# Exercise task:
Set down every entry again word for word, please, but skip the pictures.

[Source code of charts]
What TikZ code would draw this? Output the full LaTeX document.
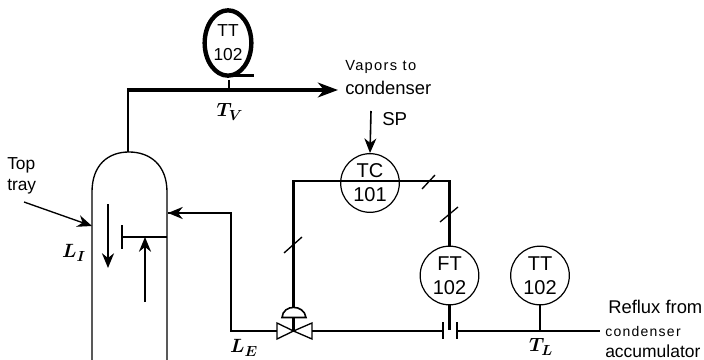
\documentclass[tikz,border=0pt]{standalone}
\usepackage{fontspec}
\setmainfont{Liberation Sans}
\newfontfamily\spacedfont[LetterSpace=9]{Liberation Sans}
\usetikzlibrary{arrows.meta,shapes.geometric}

\begin{document}
\begin{tikzpicture}[
  x=0.75pt, y=-0.75pt,
  >={Stealth[length=11pt,width=9pt,inset=3.5pt]},
  instr/.style={draw, circle, line width=0.9pt, minimum size=44pt, inner sep=0pt,
                align=center, font=\fontsize{15}{18}\selectfont},
  txt/.style={anchor=west, inner sep=0pt, font=\fontsize{13.8}{16}\selectfont},
  smalltxt/.style={anchor=west, inner sep=0pt, font=\fontsize{10.5}{12}\spacedfont},
  var/.style={inner sep=0pt, font=\fontsize{15}{16}\selectfont\boldmath},
  vessel/.style={line width=1pt},
  pipe/.style={line width=1.7pt},
  sig/.style={line width=1.6pt},
  tick/.style={line width=1pt}
]
\useasboundingbox (0,0) rectangle (704,360);

% Column with top tray
\draw[vessel] (92,360) -- (92,192) .. controls (92,165) and (108,152) .. (129,152)
  .. controls (150,152) and (167,165) .. (167,192) -- (167,360);
\coordinate (dome) at (129,152);
\coordinate (walltray) at (92,226);
\coordinate (wallfeed) at (168,213);
\coordinate (trayend) at (167,237);
\coordinate (weir) at (122,237);
\draw[vessel] (trayend) -- (weir);
\draw[vessel] (122,225) -- (122,249);
\draw[sig,->] (108,204) -- (108,268);
\draw[sig,->] (145,302) -- (145,237);

% Vapor line and its transmitter
\coordinate (vapout) at (338,90);
\coordinate (vapturn) at (128,90);
\draw[line width=1.6pt] (dome -| vapturn) -- (vapturn);
\draw[line width=3pt, -{Stealth[length=15pt,width=11pt,inset=4.5pt]}] (126.9,90) -- (vapout);
\node[draw, ellipse, line width=3.3pt, minimum width=35pt, minimum height=49pt, inner sep=0pt,
      align=center, font=\fontsize{13}{18}\selectfont] (ttv) at (228,43) {TT\\102};
\coordinate (qtail) at (254,75.5);
\draw[line width=2.8pt] (226,75.5) -- (qtail);
\coordinate (ttvtap) at (229,80);
\draw[tick] (ttvtap) -- (ttvtap |- vapout);
\node[var] (tv) at (230,112) {$T_V$};

% Controller
\node[instr] (tc) at (370,183) {TC\\101};
\coordinate (spin) at (371,111);
\draw[line width=1.2pt,->] (spin) -- (tc.north);
\node[txt, font=\fontsize{14}{16}\selectfont] (sp) at (382,119) {SP};
\node[smalltxt, font=\fontsize{11}{12}\spacedfont] (vapors) at (345,67) {Vapors to};
\node[txt] (cond) at (345,88) {condenser};

% Reflux line
\coordinate (valve) at (293.5,331);
\coordinate (valvel) at (277,331);
\coordinate (valver) at (312,331);
\coordinate (platel) at (443,331);
\coordinate (plater) at (457,331);
\coordinate (refluxin) at (600,331);
\coordinate (refluxturn) at (231,331);
\draw[pipe] (valver) -- (platel);
\draw[pipe] (plater) -- (refluxin);
\draw[pipe] (valvel) -- (refluxturn) |- (wallfeed);
\draw[pipe,->] (231,213) -- (wallfeed);
\draw[vessel] (443,322) -- (443,339);
\draw[vessel] (457,322) -- (457,339);
\draw[vessel] (valve) -- (277,323) -- (277,339) -- cycle;
\draw[vessel] (valve) -- (312,323) -- (312,339) -- cycle;

% Actuator
\coordinate (actbase) at (293.5,317);
\coordinate (acttop) at (293.5,308);
\draw[line width=1.2pt] (282,317.5) .. controls (283,304) and (304,304) .. (306,317.5) -- cycle;
\draw[sig] (actbase) -- (valve);

% Transmitters on the reflux line
\node[instr] (ft) at (449.5,275.5) {FT\\102};
\node[instr] (ttl) at (540,275.5) {TT\\102};
\draw[sig] (ft.south) -- (449.5,330);
\draw[sig] (ttl.south) -- (ttl.south |- refluxin);

% Signal loop
\draw[sig] (acttop) |- (ft.north |- 0,181) -- (ft.north);
\draw[tick] (284,253) -- (302,237);
\draw[tick] (422,189) -- (435,175);
\draw[tick] (440,222) -- (458,207);

% Labels
\node[txt, font=\fontsize{13}{16}\selectfont] (top) at (7,165) {Top};
\node[txt, font=\fontsize{13}{16}\selectfont] (tray) at (7,187) {tray};
\coordinate (trayarrow) at (24,202);
\draw[line width=1pt, ->] (trayarrow) -- (walltray);
\node[var] (li) at (74,253) {$L_I$};
\node[var] (le) at (244,348) {$L_E$};
\node[var] (tl) at (541,347) {$T_L$};
\node[txt] (reflux) at (608,307) {Reflux from};
\node[smalltxt] (condb) at (605,331) {condenser};
\node[txt, font=\fontsize{13.1}{16}\selectfont] (accum) at (605,351) {accumulator};

\end{tikzpicture}
\end{document}
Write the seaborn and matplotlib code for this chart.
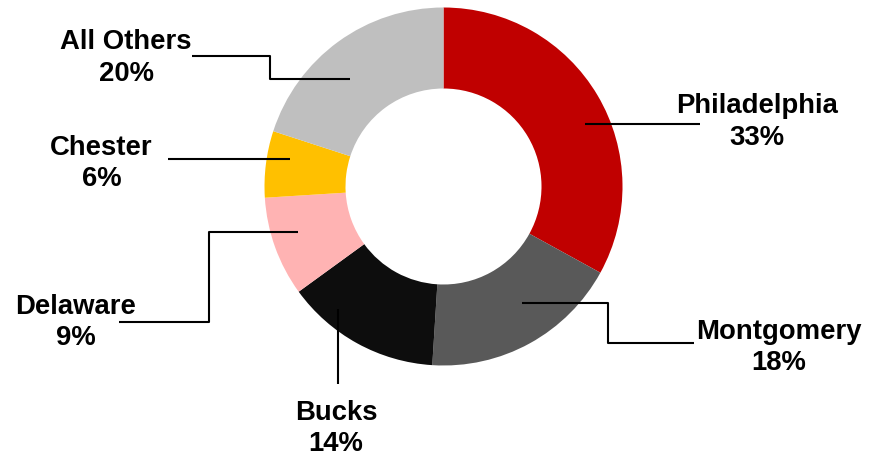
import matplotlib
matplotlib.use("Agg")
import matplotlib.pyplot as plt
import seaborn as sns

# Share of total by county
counties = ["Philadelphia", "Montgomery", "Bucks", "Delaware", "Chester", "All Others"]
shares = [33, 18, 14, 9, 6, 20]
colors = ["#C00000", "#595959", "#0D0D0D", "#FFB3B3", "#FFC000", "#BFBFBF"]

sns.set_theme(style="white")
plt.rcParams["font.family"] = ["Liberation Sans", "DejaVu Sans"]

W, H = 869, 456
fig = plt.figure(figsize=(W / 100, H / 100), dpi=100)
ax = fig.add_axes([0, 0, 1, 1])
ax.set_xlim(0, W)
ax.set_ylim(0, H)
ax.set_aspect("equal")
ax.axis("off")

# donut, pixel layout (y measured from top)
cx, cy = 443.5, 187.5
r_out, r_in = 179, 98
ax.pie(shares, colors=colors, startangle=90, counterclock=False,
       center=(cx, H - cy), radius=r_out, frame=True,
       wedgeprops=dict(width=r_out - r_in, linewidth=0))
ax.set_xlim(0, W)
ax.set_ylim(0, H)
ax.axis("off")

# leader lines and label placement (pixel coords, y from top)
leaders = {
    "Philadelphia": [(585, 125), (700, 125)],
    "Montgomery": [(522, 304), (607.5, 304), (607.5, 344), (694, 344)],
    "Bucks": [(338, 310), (338, 385)],
    "Delaware": [(297.5, 233), (208.5, 233), (208.5, 323), (119, 323)],
    "Chester": [(290, 160), (168, 160)],
    "All Others": [(350, 80), (270, 80), (270, 57), (191.5, 57)],
}
label_pos = {
    "Philadelphia": (757, 113, 145),
    "Montgomery": (779, 339, 370.5),
    "Bucks": (336, 420.5, 451.5),
    "Delaware": (75.5, 313.5, 345),
    "Chester": (101.5, 155, 186.5),
    "All Others": (126, 48.5, 81),
}

for name, share in zip(counties, shares):
    pts = leaders[name]
    ax.plot([p[0] for p in pts], [H - p[1] for p in pts], color="black", lw=1.5,
            solid_capstyle="butt")
    x, y1, y2 = label_pos[name]
    ax.text(x, H - y1, name, ha="center", va="baseline", fontsize=19.8,
            fontweight="bold", color="black")
    ax.text(x, H - y2, f"{share}%", ha="center", va="baseline", fontsize=19.8,
            fontweight="bold", color="black")

fig.savefig("out.png", dpi=100)
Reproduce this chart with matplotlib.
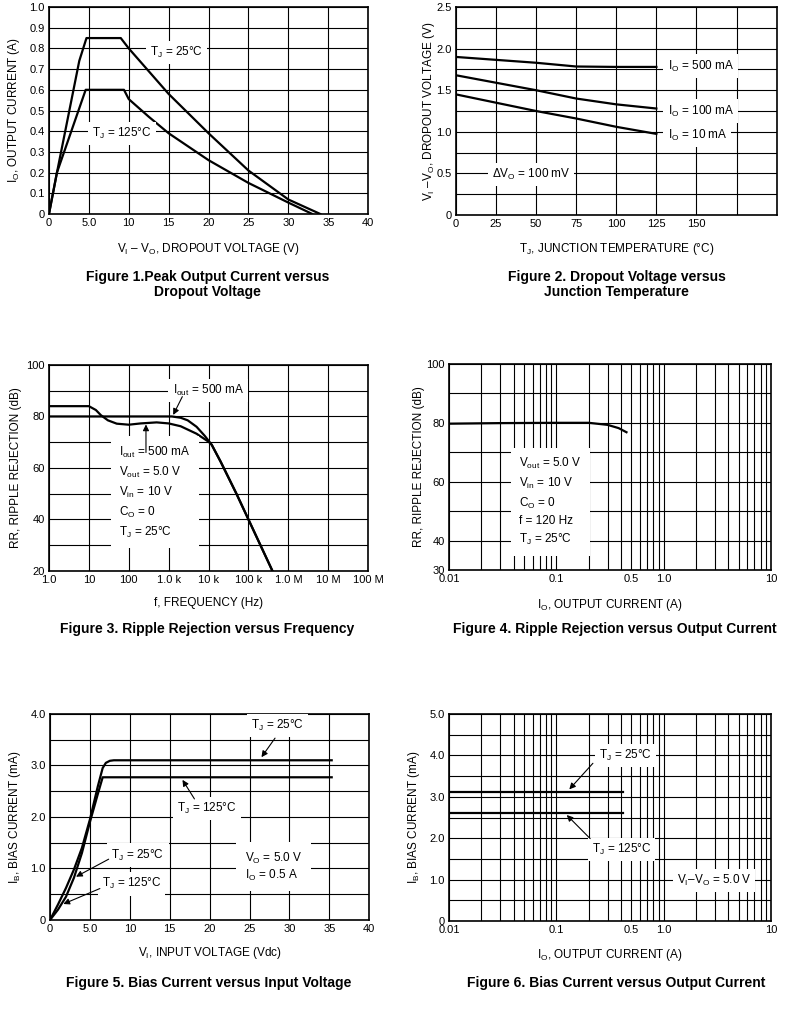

# Reply:
What TikZ code would draw this? Output the full LaTeX document.
\documentclass[tikz,border=0pt]{standalone}
\usepackage{fontspec}
\setmainfont{Liberation Sans}
\newfontfamily\spacedfont[LetterSpace=9]{Liberation Sans}
\usetikzlibrary{arrows.meta,shapes.geometric}

\begin{document}
\begin{tikzpicture}[
  x=0.75pt, y=-0.75pt,
  >={Stealth[length=11pt,width=9pt,inset=3.5pt]},
  instr/.style={draw, circle, line width=0.9pt, minimum size=44pt, inner sep=0pt,
                align=center, font=\fontsize{15}{18}\selectfont},
  txt/.style={anchor=west, inner sep=0pt, font=\fontsize{13.8}{16}\selectfont},
  smalltxt/.style={anchor=west, inner sep=0pt, font=\fontsize{10.5}{12}\spacedfont},
  var/.style={inner sep=0pt, font=\fontsize{15}{16}\selectfont\boldmath},
  vessel/.style={line width=1pt},
  pipe/.style={line width=1.7pt},
  sig/.style={line width=1.6pt},
  tick/.style={line width=1pt}
]
\useasboundingbox (0,0) rectangle (704,360);

% Column with top tray
\draw[vessel] (92,360) -- (92,192) .. controls (92,165) and (108,152) .. (129,152)
  .. controls (150,152) and (167,165) .. (167,192) -- (167,360);
\coordinate (dome) at (129,152);
\coordinate (walltray) at (92,226);
\coordinate (wallfeed) at (168,213);
\coordinate (trayend) at (167,237);
\coordinate (weir) at (122,237);
\draw[vessel] (trayend) -- (weir);
\draw[vessel] (122,225) -- (122,249);
\draw[sig,->] (108,204) -- (108,268);
\draw[sig,->] (145,302) -- (145,237);

% Vapor line and its transmitter
\coordinate (vapout) at (338,90);
\coordinate (vapturn) at (128,90);
\draw[line width=1.6pt] (dome -| vapturn) -- (vapturn);
\draw[line width=3pt, -{Stealth[length=15pt,width=11pt,inset=4.5pt]}] (126.9,90) -- (vapout);
\node[draw, ellipse, line width=3.3pt, minimum width=35pt, minimum height=49pt, inner sep=0pt,
      align=center, font=\fontsize{13}{18}\selectfont] (ttv) at (228,43) {TT\\102};
\coordinate (qtail) at (254,75.5);
\draw[line width=2.8pt] (226,75.5) -- (qtail);
\coordinate (ttvtap) at (229,80);
\draw[tick] (ttvtap) -- (ttvtap |- vapout);
\node[var] (tv) at (230,112) {$T_V$};

% Controller
\node[instr] (tc) at (370,183) {TC\\101};
\coordinate (spin) at (371,111);
\draw[line width=1.2pt,->] (spin) -- (tc.north);
\node[txt, font=\fontsize{14}{16}\selectfont] (sp) at (382,119) {SP};
\node[smalltxt, font=\fontsize{11}{12}\spacedfont] (vapors) at (345,67) {Vapors to};
\node[txt] (cond) at (345,88) {condenser};

% Reflux line
\coordinate (valve) at (293.5,331);
\coordinate (valvel) at (277,331);
\coordinate (valver) at (312,331);
\coordinate (platel) at (443,331);
\coordinate (plater) at (457,331);
\coordinate (refluxin) at (600,331);
\coordinate (refluxturn) at (231,331);
\draw[pipe] (valver) -- (platel);
\draw[pipe] (plater) -- (refluxin);
\draw[pipe] (valvel) -- (refluxturn) |- (wallfeed);
\draw[pipe,->] (231,213) -- (wallfeed);
\draw[vessel] (443,322) -- (443,339);
\draw[vessel] (457,322) -- (457,339);
\draw[vessel] (valve) -- (277,323) -- (277,339) -- cycle;
\draw[vessel] (valve) -- (312,323) -- (312,339) -- cycle;

% Actuator
\coordinate (actbase) at (293.5,317);
\coordinate (acttop) at (293.5,308);
\draw[line width=1.2pt] (282,317.5) .. controls (283,304) and (304,304) .. (306,317.5) -- cycle;
\draw[sig] (actbase) -- (valve);

% Transmitters on the reflux line
\node[instr] (ft) at (449.5,275.5) {FT\\102};
\node[instr] (ttl) at (540,275.5) {TT\\102};
\draw[sig] (ft.south) -- (449.5,330);
\draw[sig] (ttl.south) -- (ttl.south |- refluxin);

% Signal loop
\draw[sig] (acttop) |- (ft.north |- 0,181) -- (ft.north);
\draw[tick] (284,253) -- (302,237);
\draw[tick] (422,189) -- (435,175);
\draw[tick] (440,222) -- (458,207);

% Labels
\node[txt, font=\fontsize{13}{16}\selectfont] (top) at (7,165) {Top};
\node[txt, font=\fontsize{13}{16}\selectfont] (tray) at (7,187) {tray};
\coordinate (trayarrow) at (24,202);
\draw[line width=1pt, ->] (trayarrow) -- (walltray);
\node[var] (li) at (74,253) {$L_I$};
\node[var] (le) at (244,348) {$L_E$};
\node[var] (tl) at (541,347) {$T_L$};
\node[txt] (reflux) at (608,307) {Reflux from};
\node[smalltxt] (condb) at (605,331) {condenser};
\node[txt, font=\fontsize{13.1}{16}\selectfont] (accum) at (605,351) {accumulator};

\end{tikzpicture}
\end{document}
Write the seaborn and matplotlib code for this chart.
import matplotlib
matplotlib.use("Agg")
import matplotlib.pyplot as plt
import seaborn as sns

# Share of total by county
counties = ["Philadelphia", "Montgomery", "Bucks", "Delaware", "Chester", "All Others"]
shares = [33, 18, 14, 9, 6, 20]
colors = ["#C00000", "#595959", "#0D0D0D", "#FFB3B3", "#FFC000", "#BFBFBF"]

sns.set_theme(style="white")
plt.rcParams["font.family"] = ["Liberation Sans", "DejaVu Sans"]

W, H = 869, 456
fig = plt.figure(figsize=(W / 100, H / 100), dpi=100)
ax = fig.add_axes([0, 0, 1, 1])
ax.set_xlim(0, W)
ax.set_ylim(0, H)
ax.set_aspect("equal")
ax.axis("off")

# donut, pixel layout (y measured from top)
cx, cy = 443.5, 187.5
r_out, r_in = 179, 98
ax.pie(shares, colors=colors, startangle=90, counterclock=False,
       center=(cx, H - cy), radius=r_out, frame=True,
       wedgeprops=dict(width=r_out - r_in, linewidth=0))
ax.set_xlim(0, W)
ax.set_ylim(0, H)
ax.axis("off")

# leader lines and label placement (pixel coords, y from top)
leaders = {
    "Philadelphia": [(585, 125), (700, 125)],
    "Montgomery": [(522, 304), (607.5, 304), (607.5, 344), (694, 344)],
    "Bucks": [(338, 310), (338, 385)],
    "Delaware": [(297.5, 233), (208.5, 233), (208.5, 323), (119, 323)],
    "Chester": [(290, 160), (168, 160)],
    "All Others": [(350, 80), (270, 80), (270, 57), (191.5, 57)],
}
label_pos = {
    "Philadelphia": (757, 113, 145),
    "Montgomery": (779, 339, 370.5),
    "Bucks": (336, 420.5, 451.5),
    "Delaware": (75.5, 313.5, 345),
    "Chester": (101.5, 155, 186.5),
    "All Others": (126, 48.5, 81),
}

for name, share in zip(counties, shares):
    pts = leaders[name]
    ax.plot([p[0] for p in pts], [H - p[1] for p in pts], color="black", lw=1.5,
            solid_capstyle="butt")
    x, y1, y2 = label_pos[name]
    ax.text(x, H - y1, name, ha="center", va="baseline", fontsize=19.8,
            fontweight="bold", color="black")
    ax.text(x, H - y2, f"{share}%", ha="center", va="baseline", fontsize=19.8,
            fontweight="bold", color="black")

fig.savefig("out.png", dpi=100)
Reproduce this chart with matplotlib.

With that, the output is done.